Given request> The lines from the top of the material below through the line containing "-4.95, -5.5, -6.0, -6.6, -7.1, -7.55, -7.95, -8.2, -8.4]" are to be printed exactly, with pictures omitted.

Recorded information>

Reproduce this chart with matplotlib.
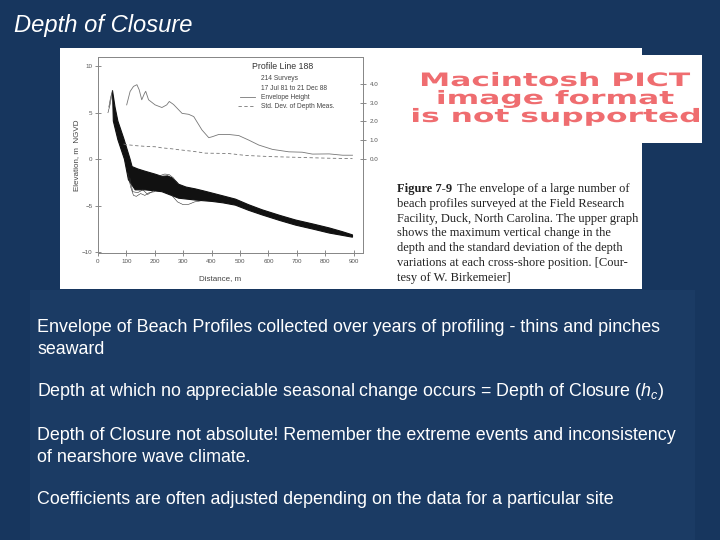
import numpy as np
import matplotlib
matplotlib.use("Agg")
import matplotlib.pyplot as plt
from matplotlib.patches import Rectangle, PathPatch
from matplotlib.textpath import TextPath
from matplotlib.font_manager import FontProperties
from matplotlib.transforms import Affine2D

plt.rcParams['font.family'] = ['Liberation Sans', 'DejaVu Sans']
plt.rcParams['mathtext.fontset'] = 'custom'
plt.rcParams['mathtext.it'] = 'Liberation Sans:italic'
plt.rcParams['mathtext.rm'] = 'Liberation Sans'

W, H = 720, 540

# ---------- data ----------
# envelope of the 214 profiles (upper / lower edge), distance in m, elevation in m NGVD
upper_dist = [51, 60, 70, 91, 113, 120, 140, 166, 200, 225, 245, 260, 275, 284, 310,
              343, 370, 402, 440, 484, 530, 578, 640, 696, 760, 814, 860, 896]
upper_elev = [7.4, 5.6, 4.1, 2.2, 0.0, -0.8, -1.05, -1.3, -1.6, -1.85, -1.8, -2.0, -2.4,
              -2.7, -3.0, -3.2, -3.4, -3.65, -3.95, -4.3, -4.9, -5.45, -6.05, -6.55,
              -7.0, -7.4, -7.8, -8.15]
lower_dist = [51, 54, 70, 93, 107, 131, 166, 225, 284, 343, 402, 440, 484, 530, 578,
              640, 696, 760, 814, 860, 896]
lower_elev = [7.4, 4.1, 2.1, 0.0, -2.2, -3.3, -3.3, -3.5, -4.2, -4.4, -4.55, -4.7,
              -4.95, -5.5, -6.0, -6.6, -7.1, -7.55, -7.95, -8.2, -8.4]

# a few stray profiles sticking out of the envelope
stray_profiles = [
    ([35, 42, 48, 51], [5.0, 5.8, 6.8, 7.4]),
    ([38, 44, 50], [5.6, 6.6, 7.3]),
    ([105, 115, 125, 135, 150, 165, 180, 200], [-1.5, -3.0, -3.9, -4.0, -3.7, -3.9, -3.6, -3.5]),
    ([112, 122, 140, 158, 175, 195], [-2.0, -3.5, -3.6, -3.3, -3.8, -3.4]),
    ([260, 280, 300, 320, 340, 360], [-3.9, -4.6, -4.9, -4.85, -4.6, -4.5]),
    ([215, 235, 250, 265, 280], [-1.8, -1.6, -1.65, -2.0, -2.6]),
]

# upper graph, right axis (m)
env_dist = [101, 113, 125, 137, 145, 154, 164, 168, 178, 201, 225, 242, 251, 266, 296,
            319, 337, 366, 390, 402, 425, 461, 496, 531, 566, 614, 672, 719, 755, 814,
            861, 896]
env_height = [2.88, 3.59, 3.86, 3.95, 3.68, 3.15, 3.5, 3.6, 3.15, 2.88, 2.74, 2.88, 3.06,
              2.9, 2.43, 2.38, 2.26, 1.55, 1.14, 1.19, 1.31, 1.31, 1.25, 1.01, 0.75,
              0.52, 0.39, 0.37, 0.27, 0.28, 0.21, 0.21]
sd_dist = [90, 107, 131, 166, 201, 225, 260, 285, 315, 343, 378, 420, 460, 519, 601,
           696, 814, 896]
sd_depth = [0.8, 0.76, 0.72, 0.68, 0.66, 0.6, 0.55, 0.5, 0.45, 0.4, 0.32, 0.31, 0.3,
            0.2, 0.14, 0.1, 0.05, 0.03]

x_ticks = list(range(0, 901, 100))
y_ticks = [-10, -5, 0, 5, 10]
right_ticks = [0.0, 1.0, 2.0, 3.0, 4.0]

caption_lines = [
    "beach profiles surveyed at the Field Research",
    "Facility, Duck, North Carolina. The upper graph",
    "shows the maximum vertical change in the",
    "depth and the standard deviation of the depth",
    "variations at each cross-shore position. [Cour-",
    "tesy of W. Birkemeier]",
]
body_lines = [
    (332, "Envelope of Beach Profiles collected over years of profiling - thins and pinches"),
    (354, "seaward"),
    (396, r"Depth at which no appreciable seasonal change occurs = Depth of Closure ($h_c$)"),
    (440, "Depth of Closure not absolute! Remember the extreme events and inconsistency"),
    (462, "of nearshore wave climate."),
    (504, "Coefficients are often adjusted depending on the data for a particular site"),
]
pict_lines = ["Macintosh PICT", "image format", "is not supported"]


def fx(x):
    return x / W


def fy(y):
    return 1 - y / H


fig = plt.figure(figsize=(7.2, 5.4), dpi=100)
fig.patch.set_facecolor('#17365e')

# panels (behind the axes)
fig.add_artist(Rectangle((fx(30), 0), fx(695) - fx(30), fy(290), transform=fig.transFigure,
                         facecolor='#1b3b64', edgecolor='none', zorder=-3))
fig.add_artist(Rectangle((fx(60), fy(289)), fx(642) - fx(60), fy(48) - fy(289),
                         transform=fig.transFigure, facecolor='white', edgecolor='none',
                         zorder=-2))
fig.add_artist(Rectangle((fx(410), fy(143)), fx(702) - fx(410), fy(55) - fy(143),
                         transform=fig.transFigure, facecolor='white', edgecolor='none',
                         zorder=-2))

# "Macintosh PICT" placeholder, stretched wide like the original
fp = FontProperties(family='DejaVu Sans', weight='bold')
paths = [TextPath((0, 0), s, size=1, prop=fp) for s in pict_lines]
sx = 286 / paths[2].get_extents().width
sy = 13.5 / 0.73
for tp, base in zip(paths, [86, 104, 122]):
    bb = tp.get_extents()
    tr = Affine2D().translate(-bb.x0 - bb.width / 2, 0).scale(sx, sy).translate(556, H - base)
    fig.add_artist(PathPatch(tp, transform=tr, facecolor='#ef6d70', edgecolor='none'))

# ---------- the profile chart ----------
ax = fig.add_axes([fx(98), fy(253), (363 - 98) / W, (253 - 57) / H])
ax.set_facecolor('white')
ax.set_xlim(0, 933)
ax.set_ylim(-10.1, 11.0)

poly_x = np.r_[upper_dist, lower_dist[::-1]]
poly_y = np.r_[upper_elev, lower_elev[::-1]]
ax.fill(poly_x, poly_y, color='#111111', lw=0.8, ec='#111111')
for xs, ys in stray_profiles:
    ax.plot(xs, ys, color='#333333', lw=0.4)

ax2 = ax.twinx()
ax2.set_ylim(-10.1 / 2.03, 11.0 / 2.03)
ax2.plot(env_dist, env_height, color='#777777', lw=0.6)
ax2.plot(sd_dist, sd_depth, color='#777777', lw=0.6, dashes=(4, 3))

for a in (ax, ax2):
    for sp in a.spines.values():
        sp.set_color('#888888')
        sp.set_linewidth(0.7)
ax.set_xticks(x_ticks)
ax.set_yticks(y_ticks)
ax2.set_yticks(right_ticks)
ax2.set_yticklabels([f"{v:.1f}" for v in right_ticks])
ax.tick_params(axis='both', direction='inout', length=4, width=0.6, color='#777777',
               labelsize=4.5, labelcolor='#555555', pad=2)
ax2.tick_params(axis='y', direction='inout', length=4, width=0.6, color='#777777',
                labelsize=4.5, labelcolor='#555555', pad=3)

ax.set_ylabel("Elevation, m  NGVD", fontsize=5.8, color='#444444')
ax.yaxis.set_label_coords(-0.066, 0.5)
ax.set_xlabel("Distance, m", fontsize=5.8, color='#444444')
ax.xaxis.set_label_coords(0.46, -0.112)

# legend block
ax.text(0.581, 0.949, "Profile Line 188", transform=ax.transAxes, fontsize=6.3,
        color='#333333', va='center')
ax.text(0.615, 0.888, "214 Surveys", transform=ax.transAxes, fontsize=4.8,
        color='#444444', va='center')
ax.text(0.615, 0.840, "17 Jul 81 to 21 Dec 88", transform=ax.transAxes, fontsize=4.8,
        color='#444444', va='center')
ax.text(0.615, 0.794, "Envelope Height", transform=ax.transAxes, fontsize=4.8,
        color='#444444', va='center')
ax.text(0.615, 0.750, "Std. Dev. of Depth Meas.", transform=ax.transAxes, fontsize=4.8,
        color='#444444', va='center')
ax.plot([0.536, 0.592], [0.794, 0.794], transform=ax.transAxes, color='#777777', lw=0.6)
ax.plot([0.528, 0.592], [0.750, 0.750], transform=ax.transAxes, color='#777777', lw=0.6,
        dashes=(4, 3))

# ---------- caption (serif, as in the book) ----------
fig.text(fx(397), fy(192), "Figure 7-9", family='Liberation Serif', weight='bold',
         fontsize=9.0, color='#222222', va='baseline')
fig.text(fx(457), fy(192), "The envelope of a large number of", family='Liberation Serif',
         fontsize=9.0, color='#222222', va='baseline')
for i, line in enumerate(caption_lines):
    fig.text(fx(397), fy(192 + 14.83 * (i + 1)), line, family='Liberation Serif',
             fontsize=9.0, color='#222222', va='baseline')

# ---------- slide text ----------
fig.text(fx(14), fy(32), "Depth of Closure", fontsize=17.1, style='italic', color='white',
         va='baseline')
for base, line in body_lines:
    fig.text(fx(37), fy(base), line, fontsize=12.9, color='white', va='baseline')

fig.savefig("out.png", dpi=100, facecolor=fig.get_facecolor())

Answer to this exercise>
Reproduce this chart with matplotlib.
import numpy as np
import matplotlib
matplotlib.use("Agg")
import matplotlib.pyplot as plt
from matplotlib.patches import Rectangle, PathPatch
from matplotlib.textpath import TextPath
from matplotlib.font_manager import FontProperties
from matplotlib.transforms import Affine2D

plt.rcParams['font.family'] = ['Liberation Sans', 'DejaVu Sans']
plt.rcParams['mathtext.fontset'] = 'custom'
plt.rcParams['mathtext.it'] = 'Liberation Sans:italic'
plt.rcParams['mathtext.rm'] = 'Liberation Sans'

W, H = 720, 540

# ---------- data ----------
# envelope of the 214 profiles (upper / lower edge), distance in m, elevation in m NGVD
upper_dist = [51, 60, 70, 91, 113, 120, 140, 166, 200, 225, 245, 260, 275, 284, 310,
              343, 370, 402, 440, 484, 530, 578, 640, 696, 760, 814, 860, 896]
upper_elev = [7.4, 5.6, 4.1, 2.2, 0.0, -0.8, -1.05, -1.3, -1.6, -1.85, -1.8, -2.0, -2.4,
              -2.7, -3.0, -3.2, -3.4, -3.65, -3.95, -4.3, -4.9, -5.45, -6.05, -6.55,
              -7.0, -7.4, -7.8, -8.15]
lower_dist = [51, 54, 70, 93, 107, 131, 166, 225, 284, 343, 402, 440, 484, 530, 578,
              640, 696, 760, 814, 860, 896]
lower_elev = [7.4, 4.1, 2.1, 0.0, -2.2, -3.3, -3.3, -3.5, -4.2, -4.4, -4.55, -4.7,
              -4.95, -5.5, -6.0, -6.6, -7.1, -7.55, -7.95, -8.2, -8.4]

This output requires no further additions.